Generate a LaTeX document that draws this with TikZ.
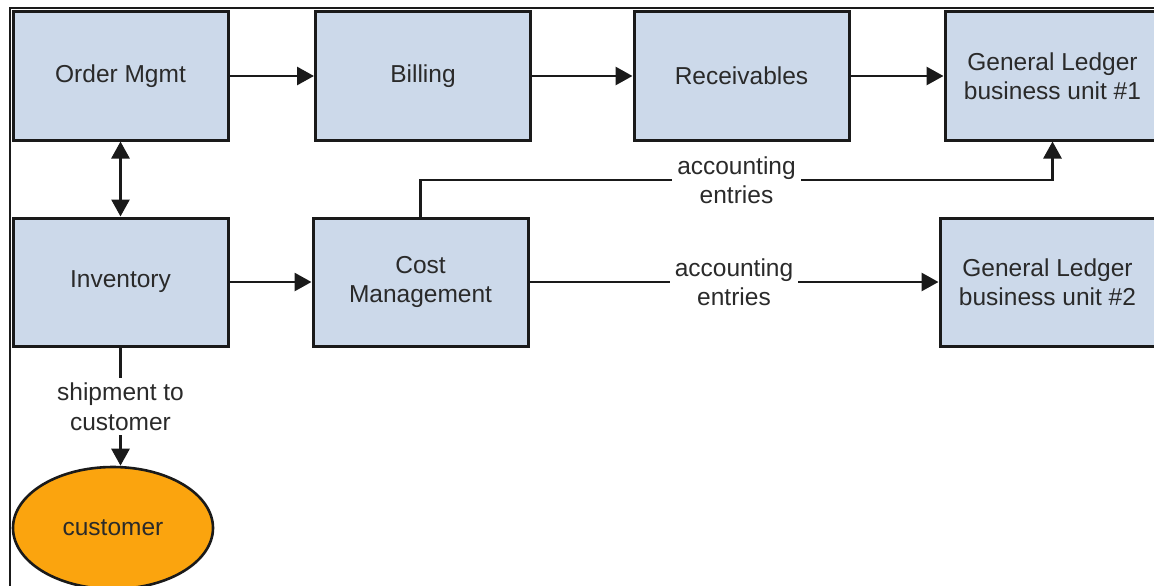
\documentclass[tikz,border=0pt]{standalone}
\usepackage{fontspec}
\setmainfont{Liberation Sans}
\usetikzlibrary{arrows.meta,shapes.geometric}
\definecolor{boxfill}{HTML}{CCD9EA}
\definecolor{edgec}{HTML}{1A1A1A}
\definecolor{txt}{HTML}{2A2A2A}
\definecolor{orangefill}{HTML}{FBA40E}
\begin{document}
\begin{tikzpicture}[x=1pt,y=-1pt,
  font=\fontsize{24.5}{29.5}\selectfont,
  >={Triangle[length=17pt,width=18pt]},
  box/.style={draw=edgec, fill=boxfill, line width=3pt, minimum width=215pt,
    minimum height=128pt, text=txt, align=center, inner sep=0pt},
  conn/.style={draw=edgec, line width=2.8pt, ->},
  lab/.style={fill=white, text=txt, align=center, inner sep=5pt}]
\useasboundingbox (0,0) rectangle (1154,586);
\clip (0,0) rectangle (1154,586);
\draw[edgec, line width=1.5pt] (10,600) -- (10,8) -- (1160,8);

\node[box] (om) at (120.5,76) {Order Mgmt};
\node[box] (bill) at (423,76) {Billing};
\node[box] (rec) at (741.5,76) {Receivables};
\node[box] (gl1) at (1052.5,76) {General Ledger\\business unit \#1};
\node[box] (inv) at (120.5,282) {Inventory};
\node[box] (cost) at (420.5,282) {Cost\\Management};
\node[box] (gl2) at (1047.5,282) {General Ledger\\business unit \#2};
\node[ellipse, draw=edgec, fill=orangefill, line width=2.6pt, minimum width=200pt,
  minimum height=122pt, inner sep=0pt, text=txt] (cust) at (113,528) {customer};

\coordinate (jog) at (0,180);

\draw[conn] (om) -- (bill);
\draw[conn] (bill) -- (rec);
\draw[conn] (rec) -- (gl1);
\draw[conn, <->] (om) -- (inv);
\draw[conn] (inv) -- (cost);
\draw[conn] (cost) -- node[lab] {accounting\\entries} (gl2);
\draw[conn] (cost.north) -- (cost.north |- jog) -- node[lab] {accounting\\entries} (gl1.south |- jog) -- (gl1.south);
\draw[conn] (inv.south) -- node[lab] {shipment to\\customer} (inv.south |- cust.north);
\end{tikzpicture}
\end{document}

----------------

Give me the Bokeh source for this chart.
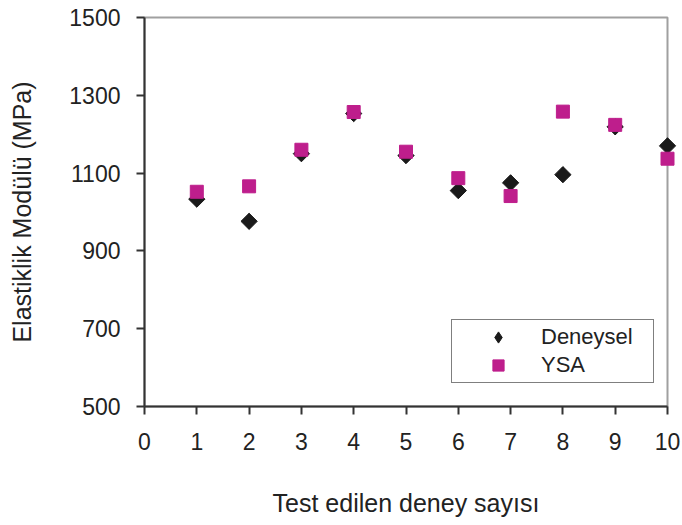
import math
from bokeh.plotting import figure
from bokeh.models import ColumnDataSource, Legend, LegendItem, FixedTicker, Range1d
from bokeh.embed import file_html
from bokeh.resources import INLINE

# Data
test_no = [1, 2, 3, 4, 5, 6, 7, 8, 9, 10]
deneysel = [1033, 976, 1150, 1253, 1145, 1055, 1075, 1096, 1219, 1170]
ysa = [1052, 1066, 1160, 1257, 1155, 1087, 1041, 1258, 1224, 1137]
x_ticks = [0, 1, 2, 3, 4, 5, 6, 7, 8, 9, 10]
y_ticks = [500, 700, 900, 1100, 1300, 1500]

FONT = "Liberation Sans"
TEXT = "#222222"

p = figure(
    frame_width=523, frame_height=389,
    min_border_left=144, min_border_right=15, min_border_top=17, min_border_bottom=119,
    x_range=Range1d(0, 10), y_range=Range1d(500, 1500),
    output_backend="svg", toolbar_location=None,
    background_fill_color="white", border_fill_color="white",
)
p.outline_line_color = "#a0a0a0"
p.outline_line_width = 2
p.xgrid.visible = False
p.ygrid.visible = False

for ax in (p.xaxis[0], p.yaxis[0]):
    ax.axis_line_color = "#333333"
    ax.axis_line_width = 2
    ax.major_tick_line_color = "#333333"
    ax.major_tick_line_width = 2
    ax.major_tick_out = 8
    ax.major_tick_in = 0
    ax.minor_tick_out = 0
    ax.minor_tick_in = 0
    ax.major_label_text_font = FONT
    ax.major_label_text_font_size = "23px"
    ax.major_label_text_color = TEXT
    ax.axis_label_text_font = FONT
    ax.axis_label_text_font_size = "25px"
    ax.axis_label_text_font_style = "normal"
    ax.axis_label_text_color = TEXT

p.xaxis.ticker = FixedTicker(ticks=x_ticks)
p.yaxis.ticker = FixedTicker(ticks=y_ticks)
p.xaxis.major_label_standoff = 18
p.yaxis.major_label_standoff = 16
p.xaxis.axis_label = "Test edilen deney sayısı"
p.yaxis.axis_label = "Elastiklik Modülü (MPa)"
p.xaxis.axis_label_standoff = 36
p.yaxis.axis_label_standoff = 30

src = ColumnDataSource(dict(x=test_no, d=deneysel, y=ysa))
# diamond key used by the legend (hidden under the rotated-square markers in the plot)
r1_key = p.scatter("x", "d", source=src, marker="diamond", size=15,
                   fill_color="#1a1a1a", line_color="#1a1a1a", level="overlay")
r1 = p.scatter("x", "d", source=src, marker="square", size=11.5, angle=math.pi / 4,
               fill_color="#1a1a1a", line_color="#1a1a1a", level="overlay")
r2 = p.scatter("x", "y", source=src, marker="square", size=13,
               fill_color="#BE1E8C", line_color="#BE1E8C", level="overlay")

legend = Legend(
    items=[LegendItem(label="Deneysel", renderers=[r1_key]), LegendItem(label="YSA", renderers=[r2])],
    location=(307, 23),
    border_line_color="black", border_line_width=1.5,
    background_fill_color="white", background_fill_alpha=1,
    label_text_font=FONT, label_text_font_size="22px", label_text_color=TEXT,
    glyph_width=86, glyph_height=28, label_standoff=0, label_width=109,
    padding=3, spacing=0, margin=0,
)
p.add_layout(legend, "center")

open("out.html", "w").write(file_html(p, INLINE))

----------------

▸ **Brief**
In the listing above, find the line containing "Give me the Bokeh source for this chart." and the line containing "p.ygrid.visible = False", then write out both of them and every line between, exactly, with no pictures.

▸ **Output for this task**
Give me the Bokeh source for this chart.
import math
from bokeh.plotting import figure
from bokeh.models import ColumnDataSource, Legend, LegendItem, FixedTicker, Range1d
from bokeh.embed import file_html
from bokeh.resources import INLINE

# Data
test_no = [1, 2, 3, 4, 5, 6, 7, 8, 9, 10]
deneysel = [1033, 976, 1150, 1253, 1145, 1055, 1075, 1096, 1219, 1170]
ysa = [1052, 1066, 1160, 1257, 1155, 1087, 1041, 1258, 1224, 1137]
x_ticks = [0, 1, 2, 3, 4, 5, 6, 7, 8, 9, 10]
y_ticks = [500, 700, 900, 1100, 1300, 1500]

FONT = "Liberation Sans"
TEXT = "#222222"

p = figure(
    frame_width=523, frame_height=389,
    min_border_left=144, min_border_right=15, min_border_top=17, min_border_bottom=119,
    x_range=Range1d(0, 10), y_range=Range1d(500, 1500),
    output_backend="svg", toolbar_location=None,
    background_fill_color="white", border_fill_color="white",
)
p.outline_line_color = "#a0a0a0"
p.outline_line_width = 2
p.xgrid.visible = False
p.ygrid.visible = False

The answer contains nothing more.